Aquino's Team Plans `Austerity Measures' to Cut Philippine Budget Deficit

Philippine President-elect Benigno Aquino will implement “austerity measures” and focus public spending on helping the poor as he seeks to narrow the budget deficit without raising taxes, his incoming officials said.

Aquino’s economic team, announced today, will review in two weeks the growth and fiscal goals set by the previous government, and may reduce the 2010 budget-shortfall target, Budget Secretary-designate Florencio Abad said in an interview in Manila today. The administration may cut the deficit to about 2 percent of gross domestic product in three years, Finance Secretary-designate Cesar Purisima told reporters.

The government will study “each and every item of the budget,” Aquino, who takes office tomorrow, said at a briefing in the capital. It will focus on improving tax collection before seeking new or higher taxes, he said, adding that if additional borrowing “has to be done, it will be done.”

Philippine growth has lagged behind its Southeast Asian neighbors as a budget shortfall in all but four of the past 25 years curtailed the government’s ability to develop an economy where the World Bank estimates one in every four people live on less than $1.25 a day. Aquino ran for president on the slogan “if there’s no corruption, there’s no poverty” and said tax evaders were known and would be pursued.

“I have never seen a country tackle a structural fiscal- deficit issue via tax-efficiency gains,” Edwin Gutierrez, who manages about $5 billion of emerging-market debt at Aberdeen Asset Management Plc in London, said before the comments today by Aquino’s team. “This never works.”

Deficit Target

President Gloria Arroyo’s economic team earlier this month widened the 2010 budget shortfall ceiling to 297.2 billion pesos ($6.4 billion), close to last year’s record, and lifted the growth target to a range of 5 percent to 6 percent.

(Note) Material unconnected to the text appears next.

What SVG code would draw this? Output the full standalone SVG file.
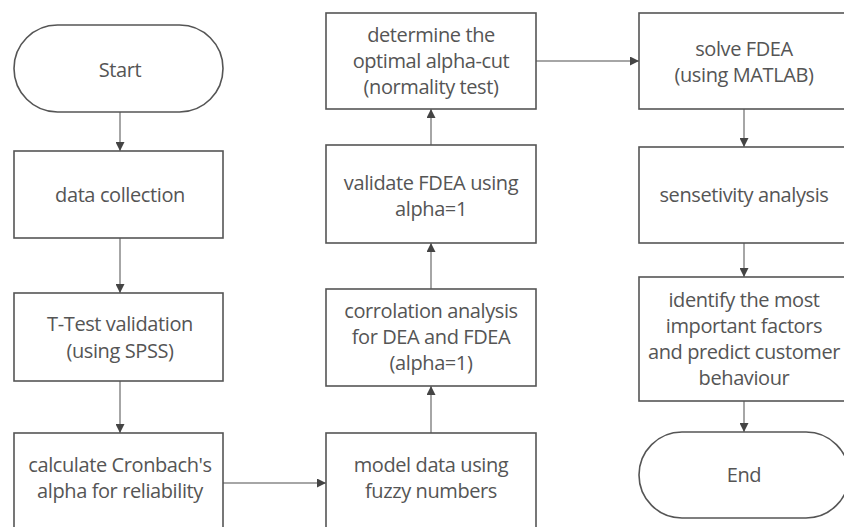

The Philippines needs to cut the budget gap and increase investment to boost growth, Pacific Investment Management Co. said June 25. The country’s low revenue and high level of debt constrains its credit rating, Standard & Poor’s Associate Director Agost Benard wrote in an e-mail today.

Gary Teves, Arroyo’s finance secretary, said last week the new administration should consider a proposal to raise taxes, including the value-added tax rate, to increase revenue by 94 billion pesos next year.

‘No Point’

There’s “no point” raising taxes before leaks are plugged, Aquino said during his presidential campaign.

Aquino “instructed me to implement zero budgeting,” Abad said before the president-elect’s briefing today when the members of the cabinet were announced. “You don’t increase the budget, you look at the program and see if spending is aligned with priorities.”

Abad, who turns 56 next month, served in the cabinets of Arroyo and Aquino’s mother, Corazon Aquino. He was president of the Liberal Party, served with the president-elect in the House of Representatives and was his campaign manager this year.

Purisima, 50, led Arroyo’s successful attempt to raise the value-added tax to 12 percent in 2005, before he, Abad and other officials quit the government and asked Arroyo to step down amid allegations she rigged her 2004 election. The budget deficit, which averaged about 200 billion pesos from 2002 to 2004, narrowed to 12.4 billion pesos by 2007.

Philippine local-currency bonds climbed to a record high after Aquino and his economic team pledged to narrow the budget deficit, and the peso rose for a second day today. The country’s financial markets and government offices will be shut tomorrow for the presidential oath-taking, and will reopen July 1.

Targeted Spending

Growth is more important than balancing the budget, Purisima said today. The new government isn’t ruling out an overseas bond sale, he told reporters after the briefing.

Spending will be targeted at “people left out in economic growth,” Abad said. “We need a dramatic increase in spending for the poor, like in education, health,” the incoming budget chief said.

Aquino appointed Kim Henares, 49, former deputy commissioner of the tax bureau, as head of the agency, which is responsible for more than 60 percent of government revenue. The president-elect named Cayetano Paderanga economic planning secretary, a position he held under Corazon Aquino from 1990 to 1992.

Aquino designated Manila Water Co. President Rene Almendras as energy secretary, Manila Electric Co. President Jose de Jesus as transportation and communications secretary, Maynilad Water Services Inc. President Rogelio Singson as public works and highways secretary and SM Investments Corp. Executive Director Gregory Domingo as trade secretary.